* INFORMATION SUPPLIED:
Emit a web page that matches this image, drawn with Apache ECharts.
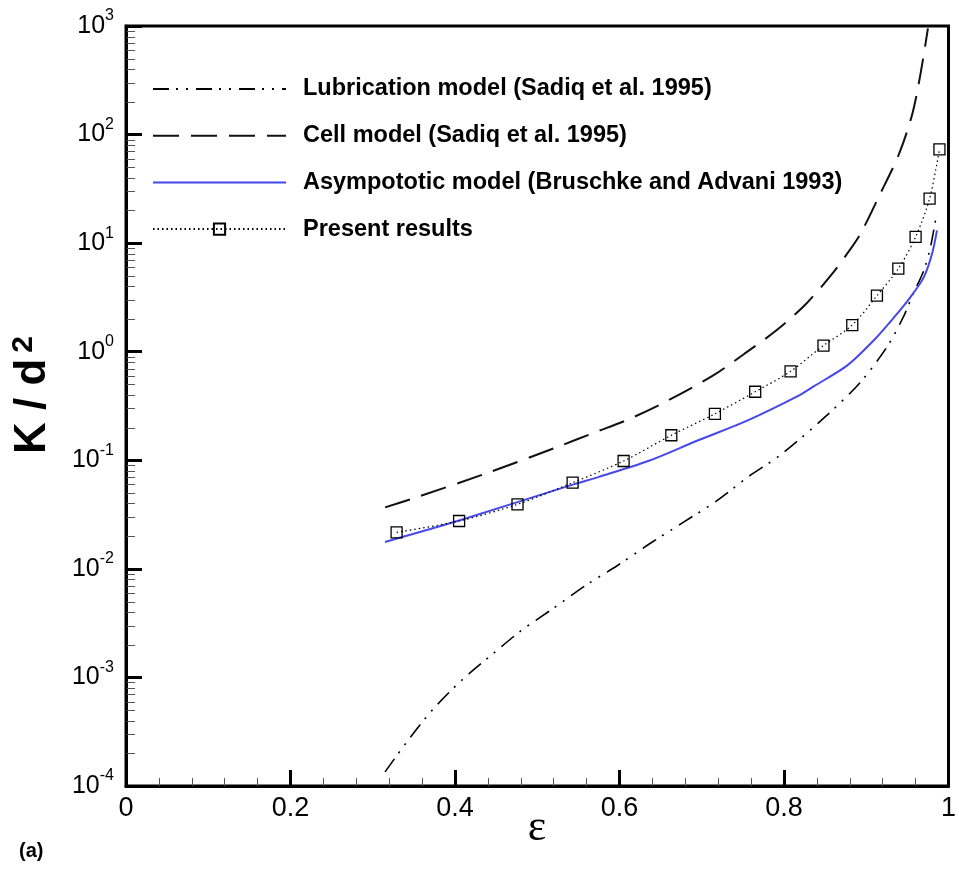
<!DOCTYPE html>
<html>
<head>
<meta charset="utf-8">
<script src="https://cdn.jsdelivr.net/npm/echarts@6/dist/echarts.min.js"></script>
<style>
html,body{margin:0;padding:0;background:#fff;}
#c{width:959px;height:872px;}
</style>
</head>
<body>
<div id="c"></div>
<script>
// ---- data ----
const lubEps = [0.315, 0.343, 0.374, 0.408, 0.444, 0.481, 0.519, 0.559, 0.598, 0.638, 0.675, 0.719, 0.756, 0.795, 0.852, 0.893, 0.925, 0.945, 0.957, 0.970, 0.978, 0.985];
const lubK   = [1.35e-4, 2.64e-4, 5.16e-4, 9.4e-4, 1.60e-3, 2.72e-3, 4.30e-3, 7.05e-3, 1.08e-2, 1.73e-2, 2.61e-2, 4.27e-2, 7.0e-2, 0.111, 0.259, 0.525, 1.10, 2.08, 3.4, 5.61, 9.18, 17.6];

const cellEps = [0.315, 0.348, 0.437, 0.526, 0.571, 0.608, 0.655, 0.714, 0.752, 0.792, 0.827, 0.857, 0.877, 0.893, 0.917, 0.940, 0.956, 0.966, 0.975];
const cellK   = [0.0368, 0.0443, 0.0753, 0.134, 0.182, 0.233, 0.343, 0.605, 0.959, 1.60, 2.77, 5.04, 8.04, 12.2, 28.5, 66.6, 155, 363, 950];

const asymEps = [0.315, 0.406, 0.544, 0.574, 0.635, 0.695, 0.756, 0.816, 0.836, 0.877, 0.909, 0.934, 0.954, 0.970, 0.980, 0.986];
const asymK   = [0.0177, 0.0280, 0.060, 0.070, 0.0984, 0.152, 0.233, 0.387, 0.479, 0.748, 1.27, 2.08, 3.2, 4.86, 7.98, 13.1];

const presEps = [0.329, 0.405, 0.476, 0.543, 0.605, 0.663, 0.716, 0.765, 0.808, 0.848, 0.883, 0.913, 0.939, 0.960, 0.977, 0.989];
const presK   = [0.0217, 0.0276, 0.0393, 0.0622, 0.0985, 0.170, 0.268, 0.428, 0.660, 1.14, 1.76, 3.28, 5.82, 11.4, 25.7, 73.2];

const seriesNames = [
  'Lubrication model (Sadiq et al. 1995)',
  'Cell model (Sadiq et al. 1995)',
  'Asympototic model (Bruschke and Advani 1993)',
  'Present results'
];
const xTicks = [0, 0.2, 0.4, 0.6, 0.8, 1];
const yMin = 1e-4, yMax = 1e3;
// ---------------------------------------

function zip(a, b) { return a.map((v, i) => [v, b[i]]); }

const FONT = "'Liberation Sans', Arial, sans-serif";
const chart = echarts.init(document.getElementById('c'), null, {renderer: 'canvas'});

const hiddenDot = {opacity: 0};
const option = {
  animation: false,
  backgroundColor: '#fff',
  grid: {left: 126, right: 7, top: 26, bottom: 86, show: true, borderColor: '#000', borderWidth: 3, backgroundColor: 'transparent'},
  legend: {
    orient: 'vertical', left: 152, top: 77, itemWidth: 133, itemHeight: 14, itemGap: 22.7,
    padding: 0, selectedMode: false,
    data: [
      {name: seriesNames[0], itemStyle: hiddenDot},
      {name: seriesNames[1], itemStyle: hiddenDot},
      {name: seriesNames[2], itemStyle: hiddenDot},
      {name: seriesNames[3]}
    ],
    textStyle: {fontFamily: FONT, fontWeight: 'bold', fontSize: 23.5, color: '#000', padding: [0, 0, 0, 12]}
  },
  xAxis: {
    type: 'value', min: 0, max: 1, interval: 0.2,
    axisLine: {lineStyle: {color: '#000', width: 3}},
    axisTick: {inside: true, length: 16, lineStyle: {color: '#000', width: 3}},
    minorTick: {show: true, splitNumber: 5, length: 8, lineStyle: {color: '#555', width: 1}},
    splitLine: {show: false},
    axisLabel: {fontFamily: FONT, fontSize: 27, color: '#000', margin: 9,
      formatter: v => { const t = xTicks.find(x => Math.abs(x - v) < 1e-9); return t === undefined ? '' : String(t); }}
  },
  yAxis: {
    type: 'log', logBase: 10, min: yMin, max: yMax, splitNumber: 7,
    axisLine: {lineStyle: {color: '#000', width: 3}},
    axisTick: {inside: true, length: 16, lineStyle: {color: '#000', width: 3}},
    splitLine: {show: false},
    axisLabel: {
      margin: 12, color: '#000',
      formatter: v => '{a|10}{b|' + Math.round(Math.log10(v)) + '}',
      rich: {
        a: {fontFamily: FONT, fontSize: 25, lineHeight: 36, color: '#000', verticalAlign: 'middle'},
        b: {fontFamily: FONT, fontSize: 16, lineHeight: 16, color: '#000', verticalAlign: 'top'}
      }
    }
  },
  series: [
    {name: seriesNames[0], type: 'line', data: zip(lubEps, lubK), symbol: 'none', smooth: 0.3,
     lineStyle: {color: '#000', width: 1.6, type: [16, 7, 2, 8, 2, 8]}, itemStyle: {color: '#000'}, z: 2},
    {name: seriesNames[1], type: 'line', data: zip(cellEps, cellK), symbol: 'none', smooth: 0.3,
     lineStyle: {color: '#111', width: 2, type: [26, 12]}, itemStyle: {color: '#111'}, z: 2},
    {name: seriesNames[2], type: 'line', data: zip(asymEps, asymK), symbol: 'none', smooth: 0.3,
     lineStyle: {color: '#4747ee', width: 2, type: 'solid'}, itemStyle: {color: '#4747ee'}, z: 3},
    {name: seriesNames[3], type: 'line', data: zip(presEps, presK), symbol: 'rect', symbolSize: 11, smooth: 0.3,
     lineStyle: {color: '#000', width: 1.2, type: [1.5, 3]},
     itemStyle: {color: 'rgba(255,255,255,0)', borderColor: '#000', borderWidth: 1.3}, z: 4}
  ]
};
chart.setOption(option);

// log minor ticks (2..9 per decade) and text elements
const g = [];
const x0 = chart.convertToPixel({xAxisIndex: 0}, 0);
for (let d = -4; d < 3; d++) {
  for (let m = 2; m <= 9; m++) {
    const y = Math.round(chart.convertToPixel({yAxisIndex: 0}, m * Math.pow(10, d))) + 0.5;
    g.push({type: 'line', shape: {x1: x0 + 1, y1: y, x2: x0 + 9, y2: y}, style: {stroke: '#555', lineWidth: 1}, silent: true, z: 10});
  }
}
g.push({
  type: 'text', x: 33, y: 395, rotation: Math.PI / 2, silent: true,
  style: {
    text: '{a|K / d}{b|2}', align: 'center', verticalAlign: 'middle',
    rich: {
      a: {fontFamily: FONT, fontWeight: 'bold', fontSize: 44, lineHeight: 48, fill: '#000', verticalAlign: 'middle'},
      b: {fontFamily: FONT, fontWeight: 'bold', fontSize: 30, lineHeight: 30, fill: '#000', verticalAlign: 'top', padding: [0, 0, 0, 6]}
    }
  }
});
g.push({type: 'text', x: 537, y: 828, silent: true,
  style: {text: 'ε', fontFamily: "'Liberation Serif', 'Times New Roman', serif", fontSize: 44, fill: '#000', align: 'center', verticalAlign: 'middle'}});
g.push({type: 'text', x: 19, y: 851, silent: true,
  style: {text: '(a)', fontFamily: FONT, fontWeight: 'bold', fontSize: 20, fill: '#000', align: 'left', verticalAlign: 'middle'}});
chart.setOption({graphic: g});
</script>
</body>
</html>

* DIRECTION: Reproduce the listing above exactly, excluding all pictures.

* PROBLEM SOLUTION:
Emit a web page that matches this image, drawn with Apache ECharts.
<!DOCTYPE html>
<html>
<head>
<meta charset="utf-8">
<script src="https://cdn.jsdelivr.net/npm/echarts@6/dist/echarts.min.js"></script>
<style>
html,body{margin:0;padding:0;background:#fff;}
#c{width:959px;height:872px;}
</style>
</head>
<body>
<div id="c"></div>
<script>
// ---- data ----
const lubEps = [0.315, 0.343, 0.374, 0.408, 0.444, 0.481, 0.519, 0.559, 0.598, 0.638, 0.675, 0.719, 0.756, 0.795, 0.852, 0.893, 0.925, 0.945, 0.957, 0.970, 0.978, 0.985];
const lubK   = [1.35e-4, 2.64e-4, 5.16e-4, 9.4e-4, 1.60e-3, 2.72e-3, 4.30e-3, 7.05e-3, 1.08e-2, 1.73e-2, 2.61e-2, 4.27e-2, 7.0e-2, 0.111, 0.259, 0.525, 1.10, 2.08, 3.4, 5.61, 9.18, 17.6];

const cellEps = [0.315, 0.348, 0.437, 0.526, 0.571, 0.608, 0.655, 0.714, 0.752, 0.792, 0.827, 0.857, 0.877, 0.893, 0.917, 0.940, 0.956, 0.966, 0.975];
const cellK   = [0.0368, 0.0443, 0.0753, 0.134, 0.182, 0.233, 0.343, 0.605, 0.959, 1.60, 2.77, 5.04, 8.04, 12.2, 28.5, 66.6, 155, 363, 950];

const asymEps = [0.315, 0.406, 0.544, 0.574, 0.635, 0.695, 0.756, 0.816, 0.836, 0.877, 0.909, 0.934, 0.954, 0.970, 0.980, 0.986];
const asymK   = [0.0177, 0.0280, 0.060, 0.070, 0.0984, 0.152, 0.233, 0.387, 0.479, 0.748, 1.27, 2.08, 3.2, 4.86, 7.98, 13.1];

const presEps = [0.329, 0.405, 0.476, 0.543, 0.605, 0.663, 0.716, 0.765, 0.808, 0.848, 0.883, 0.913, 0.939, 0.960, 0.977, 0.989];
const presK   = [0.0217, 0.0276, 0.0393, 0.0622, 0.0985, 0.170, 0.268, 0.428, 0.660, 1.14, 1.76, 3.28, 5.82, 11.4, 25.7, 73.2];

const seriesNames = [
  'Lubrication model (Sadiq et al. 1995)',
  'Cell model (Sadiq et al. 1995)',
  'Asympototic model (Bruschke and Advani 1993)',
  'Present results'
];
const xTicks = [0, 0.2, 0.4, 0.6, 0.8, 1];
const yMin = 1e-4, yMax = 1e3;
// ---------------------------------------

function zip(a, b) { return a.map((v, i) => [v, b[i]]); }

const FONT = "'Liberation Sans', Arial, sans-serif";
const chart = echarts.init(document.getElementById('c'), null, {renderer: 'canvas'});

const hiddenDot = {opacity: 0};
const option = {
  animation: false,
  backgroundColor: '#fff',
  grid: {left: 126, right: 7, top: 26, bottom: 86, show: true, borderColor: '#000', borderWidth: 3, backgroundColor: 'transparent'},
  legend: {
    orient: 'vertical', left: 152, top: 77, itemWidth: 133, itemHeight: 14, itemGap: 22.7,
    padding: 0, selectedMode: false,
    data: [
      {name: seriesNames[0], itemStyle: hiddenDot},
      {name: seriesNames[1], itemStyle: hiddenDot},
      {name: seriesNames[2], itemStyle: hiddenDot},
      {name: seriesNames[3]}
    ],
    textStyle: {fontFamily: FONT, fontWeight: 'bold', fontSize: 23.5, color: '#000', padding: [0, 0, 0, 12]}
  },
  xAxis: {
    type: 'value', min: 0, max: 1, interval: 0.2,
    axisLine: {lineStyle: {color: '#000', width: 3}},
    axisTick: {inside: true, length: 16, lineStyle: {color: '#000', width: 3}},
    minorTick: {show: true, splitNumber: 5, length: 8, lineStyle: {color: '#555', width: 1}},
    splitLine: {show: false},
    axisLabel: {fontFamily: FONT, fontSize: 27, color: '#000', margin: 9,
      formatter: v => { const t = xTicks.find(x => Math.abs(x - v) < 1e-9); return t === undefined ? '' : String(t); }}
  },
  yAxis: {
    type: 'log', logBase: 10, min: yMin, max: yMax, splitNumber: 7,
    axisLine: {lineStyle: {color: '#000', width: 3}},
    axisTick: {inside: true, length: 16, lineStyle: {color: '#000', width: 3}},
    splitLine: {show: false},
    axisLabel: {
      margin: 12, color: '#000',
      formatter: v => '{a|10}{b|' + Math.round(Math.log10(v)) + '}',
      rich: {
        a: {fontFamily: FONT, fontSize: 25, lineHeight: 36, color: '#000', verticalAlign: 'middle'},
        b: {fontFamily: FONT, fontSize: 16, lineHeight: 16, color: '#000', verticalAlign: 'top'}
      }
    }
  },
  series: [
    {name: seriesNames[0], type: 'line', data: zip(lubEps, lubK), symbol: 'none', smooth: 0.3,
     lineStyle: {color: '#000', width: 1.6, type: [16, 7, 2, 8, 2, 8]}, itemStyle: {color: '#000'}, z: 2},
    {name: seriesNames[1], type: 'line', data: zip(cellEps, cellK), symbol: 'none', smooth: 0.3,
     lineStyle: {color: '#111', width: 2, type: [26, 12]}, itemStyle: {color: '#111'}, z: 2},
    {name: seriesNames[2], type: 'line', data: zip(asymEps, asymK), symbol: 'none', smooth: 0.3,
     lineStyle: {color: '#4747ee', width: 2, type: 'solid'}, itemStyle: {color: '#4747ee'}, z: 3},
    {name: seriesNames[3], type: 'line', data: zip(presEps, presK), symbol: 'rect', symbolSize: 11, smooth: 0.3,
     lineStyle: {color: '#000', width: 1.2, type: [1.5, 3]},
     itemStyle: {color: 'rgba(255,255,255,0)', borderColor: '#000', borderWidth: 1.3}, z: 4}
  ]
};
chart.setOption(option);

// log minor ticks (2..9 per decade) and text elements
const g = [];
const x0 = chart.convertToPixel({xAxisIndex: 0}, 0);
for (let d = -4; d < 3; d++) {
  for (let m = 2; m <= 9; m++) {
    const y = Math.round(chart.convertToPixel({yAxisIndex: 0}, m * Math.pow(10, d))) + 0.5;
    g.push({type: 'line', shape: {x1: x0 + 1, y1: y, x2: x0 + 9, y2: y}, style: {stroke: '#555', lineWidth: 1}, silent: true, z: 10});
  }
}
g.push({
  type: 'text', x: 33, y: 395, rotation: Math.PI / 2, silent: true,
  style: {
    text: '{a|K / d}{b|2}', align: 'center', verticalAlign: 'middle',
    rich: {
      a: {fontFamily: FONT, fontWeight: 'bold', fontSize: 44, lineHeight: 48, fill: '#000', verticalAlign: 'middle'},
      b: {fontFamily: FONT, fontWeight: 'bold', fontSize: 30, lineHeight: 30, fill: '#000', verticalAlign: 'top', padding: [0, 0, 0, 6]}
    }
  }
});
g.push({type: 'text', x: 537, y: 828, silent: true,
  style: {text: 'ε', fontFamily: "'Liberation Serif', 'Times New Roman', serif", fontSize: 44, fill: '#000', align: 'center', verticalAlign: 'middle'}});
g.push({type: 'text', x: 19, y: 851, silent: true,
  style: {text: '(a)', fontFamily: FONT, fontWeight: 'bold', fontSize: 20, fill: '#000', align: 'left', verticalAlign: 'middle'}});
chart.setOption({graphic: g});
</script>
</body>
</html>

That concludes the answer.